Short answers, pulled from the story.

When did Latin literature begin?

Formal Latin literature began in 240 BC, when the first stage play in Latin was performed in Rome, one year after the First Punic War ended. It then flourished for the next six centuries.

Who wrote the first Latin literature?

Livius Andronicus wrote the first Latin literature, adapting Greek drama for the Roman stage and translating Homer's Odyssey into Latin using Saturnian meter. He was a Greek prisoner of war brought to Rome as a slave in 272 BC.

What are the periods of Latin literature?

The classical era of Latin literature divides roughly into early Latin literature, the golden age, the imperial period, and Late Antiquity.

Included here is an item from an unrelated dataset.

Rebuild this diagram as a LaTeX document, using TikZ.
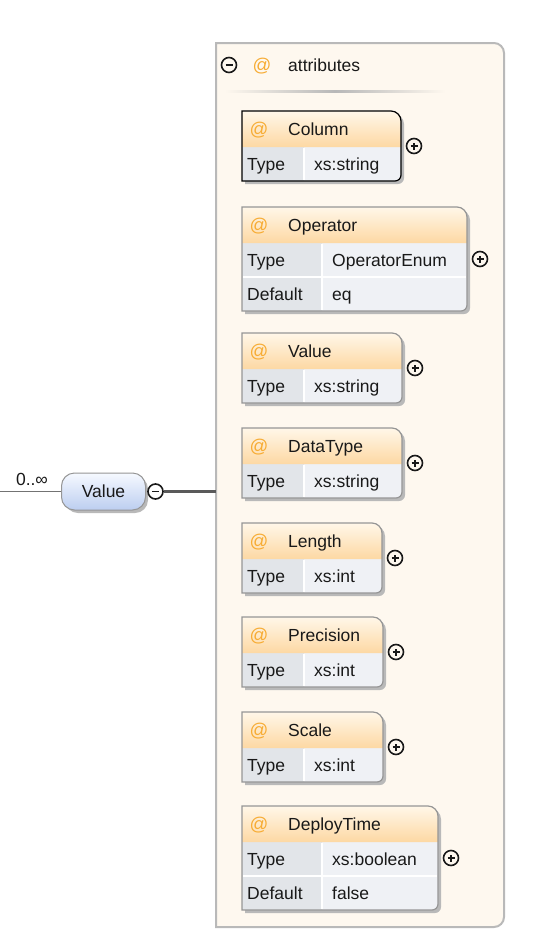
\documentclass[tikz,border=0pt]{standalone}
\usepackage{fontspec}
\setmainfont{Liberation Sans}
\definecolor{panelfill}{RGB}{254,248,239}
\definecolor{panelborder}{RGB}{185,185,185}
\definecolor{hdrtop}{RGB}{255,247,233}
\definecolor{hdrbot}{RGB}{253,216,163}
\definecolor{celldark}{RGB}{226,229,233}
\definecolor{celllight}{RGB}{239,241,245}
\definecolor{boxborder}{RGB}{150,150,150}
\definecolor{shadowc}{RGB}{185,185,185}
\definecolor{atorange}{RGB}{247,172,52}
\definecolor{pilltop}{RGB}{246,249,255}
\definecolor{pillbot}{RGB}{188,206,240}
\definecolor{txt}{RGB}{25,25,25}
\definecolor{linec}{RGB}{90,90,90}

\tikzset{
  txtstyle/.style={font=\fontsize{17.5}{20}\selectfont, text=txt, inner sep=0pt, text height=12.6pt, text depth=0pt},
  lefttxt/.style={txtstyle, anchor=west},
  atsign/.style={txtstyle, text=atorange, anchor=center, font=\fontsize{18.5}{20}\selectfont},
  toggle/.style={circle, draw=black!90, line width=1.6pt, minimum size=15pt, inner sep=0pt},
  plusbtn/.style={toggle, path picture={
      \draw[line width=1.3pt] ([xshift=-3.5pt]path picture bounding box.center) -- ([xshift=3.5pt]path picture bounding box.center)
        ([yshift=-3.5pt]path picture bounding box.center) -- ([yshift=3.5pt]path picture bounding box.center);}},
  minusbtn/.style={toggle, path picture={
      \draw[line width=1.3pt] ([xshift=-3.5pt]path picture bounding box.center) -- ([xshift=3.5pt]path picture bounding box.center);}},
  pill/.style={txtstyle, anchor=center, rounded corners=13pt, draw=boxborder, line width=1pt,
      top color=pilltop, bottom color=pillbot, minimum width=84pt, minimum height=37pt},
}

% #1 id, #2 top, #3 right, #4 title, #5 type, #6 default (may be empty), #7 border colour
\newcommand\abox[7]{%
  \pgfmathsetmacro\Tp{#2}%
  \pgfmathsetmacro\Rt{#3}%
  \ifx\relax#6\relax \def\nr{1}\def\dv{304}\else \def\nr{2}\def\dv{322}\fi
  \pgfmathsetmacro\Bt{\Tp+36+34*\nr}%
  \pgfmathsetmacro\Md{(\Tp+\Bt)/2}%
  % shadow
  \fill[shadowc] (245,\Tp+3) -- (\Rt-7,\Tp+3) .. controls (\Rt-1.5,\Tp+3) and (\Rt+3,\Tp+7.5) .. (\Rt+3,\Tp+13)
     -- (\Rt+3,\Bt-3) .. controls (\Rt+3,\Bt+0.3) and (\Rt+0.3,\Bt+3) .. (\Rt-3,\Bt+3) -- (245,\Bt+3) -- cycle;
  % body
  \fill[celllight] (242,\Tp+36) -- (\Rt,\Tp+36) -- (\Rt,\Bt-6) .. controls (\Rt,\Bt-2.7) and (\Rt-2.7,\Bt) .. (\Rt-6,\Bt) -- (242,\Bt) -- cycle;
  \fill[celldark] (242,\Tp+36) rectangle (\dv,\Bt);
  \shade[top color=hdrtop, bottom color=hdrbot] (242,\Tp) -- (\Rt-10,\Tp) .. controls (\Rt-4.5,\Tp) and (\Rt,\Tp+4.5) .. (\Rt,\Tp+10) -- (\Rt,\Tp+36) -- (242,\Tp+36) -- cycle;
  \draw[white, line width=1.3pt] (\dv,\Tp+36.7) -- (\dv,\Bt-0.7);
  \ifnum\nr=2 \draw[white, line width=1.3pt] (242.7,\Tp+70) -- (\Rt-0.7,\Tp+70);\fi
  \draw[#7, line width=1.2pt] (242,\Tp) -- (\Rt-10,\Tp) .. controls (\Rt-4.5,\Tp) and (\Rt,\Tp+4.5) .. (\Rt,\Tp+10)
     -- (\Rt,\Bt-6) .. controls (\Rt,\Bt-2.7) and (\Rt-2.7,\Bt) .. (\Rt-6,\Bt) -- (242,\Bt) -- cycle;
  % texts
  \node[atsign] (#1-at) at (259,\Tp+18) {@};
  \node[lefttxt] (#1-title) at (288,\Tp+18) {#4};
  \node[lefttxt] (#1-tk) at (247,\Tp+53) {Type};
  \node[lefttxt] (#1-tv) at (\dv+10,\Tp+53) {#5};
  \ifnum\nr=2
    \node[lefttxt] (#1-dk) at (247,\Tp+87) {Default};
    \node[lefttxt] (#1-dv) at (\dv+10,\Tp+87) {#6};
  \fi
  \node[plusbtn] (#1-plus) at (\Rt+13,\Md) {};
}

\begin{document}
\begin{tikzpicture}[x=1pt,y=-1pt]
\useasboundingbox (0,0) rectangle (554,937);
\fill[white] (0,0) rectangle (554,937);

% attributes panel
\filldraw[fill=panelfill, draw=panelborder, line width=2pt]
  (216,43) -- (494,43) .. controls (499.5,43) and (504,47.5) .. (504,53)
  -- (504,917) .. controls (504,922.5) and (499.5,927) .. (494,927) -- (216,927) -- cycle;
\node[minusbtn] (attrminus) at (229,65) {};
\node[atsign] (attrat) at (262,65) {@};
\node[lefttxt] (attrtitle) at (288,65) {attributes};
\shade[left color=panelfill, right color=panelfill, middle color=black!28] (225,90) rectangle (445,92.5);

% attribute boxes
\abox{column}{111}{401}{Column}{xs:string}{}{black}
\abox{operator}{207}{467}{Operator}{OperatorEnum}{eq}{boxborder}
\abox{value}{333}{402}{Value}{xs:string}{}{boxborder}
\abox{datatype}{428}{402}{DataType}{xs:string}{}{boxborder}
\abox{length}{523}{382}{Length}{xs:int}{}{boxborder}
\abox{precision}{617}{383}{Precision}{xs:int}{}{boxborder}
\abox{scale}{712}{383}{Scale}{xs:int}{}{boxborder}
\abox{deploy}{806}{438}{DeployTime}{xs:boolean}{false}{boxborder}

% Value element
\coordinate (start) at (0,491.5);
\coordinate (panelin) at (216,491.5);
\fill[shadowc, rounded corners=13pt] (65,476) rectangle (148,513);
\node[pill] (val) at (103.5,491.5) {Value};
\node[txtstyle, anchor=center] (card) at (32,479) {0..∞};
\draw[black!55, line width=1pt] (start) -- (val.west);
\node[minusbtn] (valminus) at (155.5,491.5) {};
\draw[linec, line width=2.6pt] (valminus.east) -- (panelin);
\end{tikzpicture}
\end{document}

The golden age is traditionally dated from 81 BC to AD 17, beginning with the first known speech of Cicero and ending with the death of Ovid.

Who are the major authors of Latin literature?

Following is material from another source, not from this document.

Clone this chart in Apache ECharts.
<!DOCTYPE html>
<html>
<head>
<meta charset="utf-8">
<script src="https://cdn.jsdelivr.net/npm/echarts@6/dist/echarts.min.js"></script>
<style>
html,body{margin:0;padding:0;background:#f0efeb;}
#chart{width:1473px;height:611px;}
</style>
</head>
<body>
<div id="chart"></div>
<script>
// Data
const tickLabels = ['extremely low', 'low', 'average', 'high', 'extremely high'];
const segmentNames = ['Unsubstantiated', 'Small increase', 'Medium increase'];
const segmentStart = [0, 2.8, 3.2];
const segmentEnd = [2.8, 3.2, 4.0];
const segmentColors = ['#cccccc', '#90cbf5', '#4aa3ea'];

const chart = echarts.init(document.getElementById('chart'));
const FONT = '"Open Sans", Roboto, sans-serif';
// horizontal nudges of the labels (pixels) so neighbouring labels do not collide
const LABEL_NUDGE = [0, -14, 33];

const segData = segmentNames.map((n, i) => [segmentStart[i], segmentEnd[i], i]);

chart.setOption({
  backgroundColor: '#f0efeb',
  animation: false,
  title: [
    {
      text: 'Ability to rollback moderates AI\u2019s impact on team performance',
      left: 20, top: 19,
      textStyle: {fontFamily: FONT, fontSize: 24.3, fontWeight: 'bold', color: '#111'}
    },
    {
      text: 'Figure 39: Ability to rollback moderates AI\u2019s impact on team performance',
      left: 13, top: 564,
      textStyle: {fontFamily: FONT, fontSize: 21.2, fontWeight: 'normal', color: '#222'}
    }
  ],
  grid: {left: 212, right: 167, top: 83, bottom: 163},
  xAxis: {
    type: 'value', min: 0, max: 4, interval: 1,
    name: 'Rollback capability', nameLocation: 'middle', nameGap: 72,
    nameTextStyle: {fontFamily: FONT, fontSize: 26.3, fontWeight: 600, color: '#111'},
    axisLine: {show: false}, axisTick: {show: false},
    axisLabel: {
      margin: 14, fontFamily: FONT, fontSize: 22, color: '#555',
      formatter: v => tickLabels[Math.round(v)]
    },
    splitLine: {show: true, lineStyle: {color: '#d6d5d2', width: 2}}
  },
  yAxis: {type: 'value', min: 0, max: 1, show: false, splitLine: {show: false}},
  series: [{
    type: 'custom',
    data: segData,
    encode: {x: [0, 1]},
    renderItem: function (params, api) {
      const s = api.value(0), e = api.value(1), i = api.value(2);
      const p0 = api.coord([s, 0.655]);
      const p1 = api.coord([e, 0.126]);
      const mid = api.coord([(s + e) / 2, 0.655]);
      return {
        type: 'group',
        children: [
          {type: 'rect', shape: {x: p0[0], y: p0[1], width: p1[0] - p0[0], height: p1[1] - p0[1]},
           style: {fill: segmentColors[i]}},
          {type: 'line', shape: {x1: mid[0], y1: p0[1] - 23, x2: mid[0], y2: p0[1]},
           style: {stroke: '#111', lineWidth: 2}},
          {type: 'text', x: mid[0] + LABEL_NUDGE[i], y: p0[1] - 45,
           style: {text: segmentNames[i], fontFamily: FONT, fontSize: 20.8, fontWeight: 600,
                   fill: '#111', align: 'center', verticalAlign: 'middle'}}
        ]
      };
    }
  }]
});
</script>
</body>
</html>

Major Roman authors of Latin literature include Cicero, Virgil, Ovid, and Horace. Later European writers also worked in Latin, including Aquinas, Francis Bacon, Baruch Spinoza, and Isaac Newton.

What is the golden age of Latin literature?

The golden age of Latin literature is traditionally assigned to the period from 81 BC to AD 17. It includes the age of Cicero and the Augustan age of Virgil, Horace, and Ovid, though recent scholarship has questioned privileging it over earlier and later works.

Why did Latin literature continue after the fall of Rome?

Latin remained the lingua franca of Western and Central Europe throughout the Middle Ages and into early modernity, so writing in it continued long after Rome fell. During the Renaissance, a return to classical Latin called Neo-Latin kept it as the shared language of the learned, used by Descartes, Francis Bacon, and Baruch Spinoza.

What makes the Latin language suited to literature?

Latin is highly inflected, with many grammatical forms, giving it a pithiness and brevity unknown in English while its tight syntax holds even long sentences together as a logical unit. It can be concise, as in Sallust and Tacitus, or sweeping, as in Livy and the speeches of Cicero.